[Recorded data start]

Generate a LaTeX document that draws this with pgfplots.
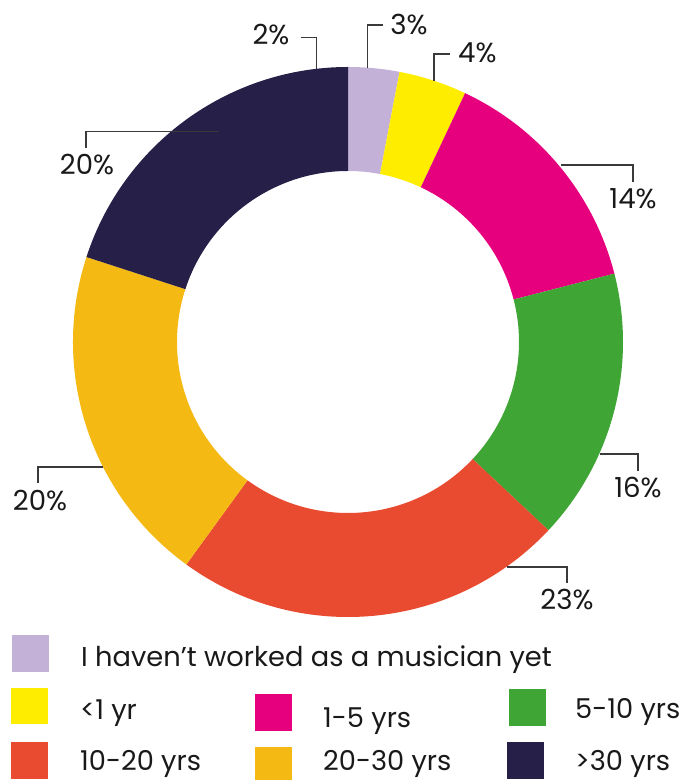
\documentclass[border=0pt]{standalone}
\usepackage{fontspec}
\setmainfont{Poppins}
\usepackage{pgfplots}
\usepackage{pgfplotstable}
\pgfplotsset{compat=1.18}
\definecolor{lav}{HTML}{C3B1D8}
\definecolor{yel}{HTML}{FFED00}
\definecolor{mag}{HTML}{E6007E}
\definecolor{grn}{HTML}{3FA535}
\definecolor{rd}{HTML}{E84B30}
\definecolor{org}{HTML}{F5B914}
\definecolor{nav}{HTML}{261F47}
\definecolor{lead}{HTML}{3A3A3A}
\pgfplotstableread{
pct col
3 lav
4 yel
14 mag
16 grn
23 rd
20 org
20 nav
}\slices
\pgfplotstablecreatecol[create col/expr accum={\pgfmathaccuma+\thisrow{pct}}{0}]{cum}\slices
\begin{document}
\begin{tikzpicture}
\begin{axis}[name=ax, scale only axis, x=1bp, y=1bp, xmin=0, xmax=681, ymin=0, ymax=780, hide axis, clip=false]
\pgfplotsinvokeforeach{0,...,6}{%
  \pgfplotstablegetelem{#1}{pct}\of\slices \let\sPct\pgfplotsretval
  \pgfplotstablegetelem{#1}{cum}\of\slices \let\sCum\pgfplotsretval
  \pgfplotstablegetelem{#1}{col}\of\slices \let\sCol\pgfplotsretval
  \pgfmathsetmacro\aS{90-3.6*(\sCum-\sPct)}%
  \pgfmathsetmacro\aE{90-3.6*\sCum}%
  \edef\slice{\noexpand\fill[\sCol] ([shift={(\aS:275bp)}]axis cs:348,438) arc[start angle=\aS, end angle=\aE, radius=275bp] -- ([shift={(\aE:171bp)}]axis cs:348,438) arc[start angle=\aE, end angle=\aS, radius=171bp] -- cycle;}%
  \slice
}
% leader lines
\begin{scope}[line width=1.4bp, draw=lead]
\draw (axis cs:300.7,742.7) -- (axis cs:316.7,742.7) -- (axis cs:316.7,711.2);
\draw (axis cs:383,755) -- (axis cs:367.7,755) -- (axis cs:367.7,712.3);
\draw (axis cs:450,726) -- (axis cs:434,726) -- (axis cs:434,699.2);
\draw (axis cs:561,615) -- (axis cs:633,615) -- (axis cs:633,598);
\draw (axis cs:600,326) -- (axis cs:638,326) -- (axis cs:638,309);
\draw (axis cs:507,213) -- (axis cs:567,213) -- (axis cs:567,197);
\draw (axis cs:103,313) -- (axis cs:38,313) -- (axis cs:38,297);
\draw (axis cs:218,648.3) -- (axis cs:86,648.3) -- (axis cs:86,632);
\end{scope}
\begin{scope}[every node/.style={font=\fontsize{27.7}{32}\selectfont, inner sep=0pt, text=black!90}]
\node[anchor=base] at (axis cs:271,735) {2\%};
\node[anchor=base] at (axis cs:409,745) {3\%};
\node[anchor=base west] at (axis cs:458,717) {4\%};
\node[anchor=base] at (axis cs:633,571) {14\%};
\node[anchor=base] at (axis cs:638,282) {16\%};
\node[anchor=base] at (axis cs:567,170) {23\%};
\node[anchor=base] at (axis cs:40,269) {20\%};
\node[anchor=base] at (axis cs:87,605) {20\%};
\end{scope}
% legend
\fill[lav] (axis cs:12,108) rectangle (axis cs:49,145);
\fill[yel] (axis cs:11,56) rectangle (axis cs:48,92);
\fill[rd] (axis cs:11,1) rectangle (axis cs:48,38);
\fill[mag] (axis cs:255,49) rectangle (axis cs:292,86);
\fill[org] (axis cs:255,0) rectangle (axis cs:292,33);
\fill[grn] (axis cs:509,54) rectangle (axis cs:546,91);
\fill[nav] (axis cs:507,1) rectangle (axis cs:544,38);
\begin{scope}[every node/.style={font=\fontsize{27.4}{32}\selectfont, inner sep=0pt, text=black!90}]
\node[anchor=base west] at (axis cs:81,113) {I haven’t worked as a musician yet};
\node[anchor=base west] at (axis cs:80,60) {<1 yr};
\node[anchor=base west] at (axis cs:80,9) {10-20 yrs};
\node[anchor=base west] at (axis cs:323,52) {1-5 yrs};
\node[anchor=base west] at (axis cs:323,9) {20-30 yrs};
\node[anchor=base west] at (axis cs:575,61) {5-10 yrs};
\node[anchor=base west] at (axis cs:575,9) {>30 yrs};
\end{scope}
\end{axis}
\pgfresetboundingbox
\useasboundingbox (ax.south west) rectangle (ax.north east);
\end{tikzpicture}
\end{document}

[Recorded data end]

Each line of the data is to be duplicated exactly; pictures stay out of the copy.

Generate a LaTeX document that draws this with pgfplots.
\documentclass[border=0pt]{standalone}
\usepackage{fontspec}
\setmainfont{Poppins}
\usepackage{pgfplots}
\usepackage{pgfplotstable}
\pgfplotsset{compat=1.18}
\definecolor{lav}{HTML}{C3B1D8}
\definecolor{yel}{HTML}{FFED00}
\definecolor{mag}{HTML}{E6007E}
\definecolor{grn}{HTML}{3FA535}
\definecolor{rd}{HTML}{E84B30}
\definecolor{org}{HTML}{F5B914}
\definecolor{nav}{HTML}{261F47}
\definecolor{lead}{HTML}{3A3A3A}
\pgfplotstableread{
pct col
3 lav
4 yel
14 mag
16 grn
23 rd
20 org
20 nav
}\slices
\pgfplotstablecreatecol[create col/expr accum={\pgfmathaccuma+\thisrow{pct}}{0}]{cum}\slices
\begin{document}
\begin{tikzpicture}
\begin{axis}[name=ax, scale only axis, x=1bp, y=1bp, xmin=0, xmax=681, ymin=0, ymax=780, hide axis, clip=false]
\pgfplotsinvokeforeach{0,...,6}{%
  \pgfplotstablegetelem{#1}{pct}\of\slices \let\sPct\pgfplotsretval
  \pgfplotstablegetelem{#1}{cum}\of\slices \let\sCum\pgfplotsretval
  \pgfplotstablegetelem{#1}{col}\of\slices \let\sCol\pgfplotsretval
  \pgfmathsetmacro\aS{90-3.6*(\sCum-\sPct)}%
  \pgfmathsetmacro\aE{90-3.6*\sCum}%
  \edef\slice{\noexpand\fill[\sCol] ([shift={(\aS:275bp)}]axis cs:348,438) arc[start angle=\aS, end angle=\aE, radius=275bp] -- ([shift={(\aE:171bp)}]axis cs:348,438) arc[start angle=\aE, end angle=\aS, radius=171bp] -- cycle;}%
  \slice
}
% leader lines
\begin{scope}[line width=1.4bp, draw=lead]
\draw (axis cs:300.7,742.7) -- (axis cs:316.7,742.7) -- (axis cs:316.7,711.2);
\draw (axis cs:383,755) -- (axis cs:367.7,755) -- (axis cs:367.7,712.3);
\draw (axis cs:450,726) -- (axis cs:434,726) -- (axis cs:434,699.2);
\draw (axis cs:561,615) -- (axis cs:633,615) -- (axis cs:633,598);
\draw (axis cs:600,326) -- (axis cs:638,326) -- (axis cs:638,309);
\draw (axis cs:507,213) -- (axis cs:567,213) -- (axis cs:567,197);
\draw (axis cs:103,313) -- (axis cs:38,313) -- (axis cs:38,297);
\draw (axis cs:218,648.3) -- (axis cs:86,648.3) -- (axis cs:86,632);
\end{scope}
\begin{scope}[every node/.style={font=\fontsize{27.7}{32}\selectfont, inner sep=0pt, text=black!90}]
\node[anchor=base] at (axis cs:271,735) {2\%};
\node[anchor=base] at (axis cs:409,745) {3\%};
\node[anchor=base west] at (axis cs:458,717) {4\%};
\node[anchor=base] at (axis cs:633,571) {14\%};
\node[anchor=base] at (axis cs:638,282) {16\%};
\node[anchor=base] at (axis cs:567,170) {23\%};
\node[anchor=base] at (axis cs:40,269) {20\%};
\node[anchor=base] at (axis cs:87,605) {20\%};
\end{scope}
% legend
\fill[lav] (axis cs:12,108) rectangle (axis cs:49,145);
\fill[yel] (axis cs:11,56) rectangle (axis cs:48,92);
\fill[rd] (axis cs:11,1) rectangle (axis cs:48,38);
\fill[mag] (axis cs:255,49) rectangle (axis cs:292,86);
\fill[org] (axis cs:255,0) rectangle (axis cs:292,33);
\fill[grn] (axis cs:509,54) rectangle (axis cs:546,91);
\fill[nav] (axis cs:507,1) rectangle (axis cs:544,38);
\begin{scope}[every node/.style={font=\fontsize{27.4}{32}\selectfont, inner sep=0pt, text=black!90}]
\node[anchor=base west] at (axis cs:81,113) {I haven’t worked as a musician yet};
\node[anchor=base west] at (axis cs:80,60) {<1 yr};
\node[anchor=base west] at (axis cs:80,9) {10-20 yrs};
\node[anchor=base west] at (axis cs:323,52) {1-5 yrs};
\node[anchor=base west] at (axis cs:323,9) {20-30 yrs};
\node[anchor=base west] at (axis cs:575,61) {5-10 yrs};
\node[anchor=base west] at (axis cs:575,9) {>30 yrs};
\end{scope}
\end{axis}
\pgfresetboundingbox
\useasboundingbox (ax.south west) rectangle (ax.north east);
\end{tikzpicture}
\end{document}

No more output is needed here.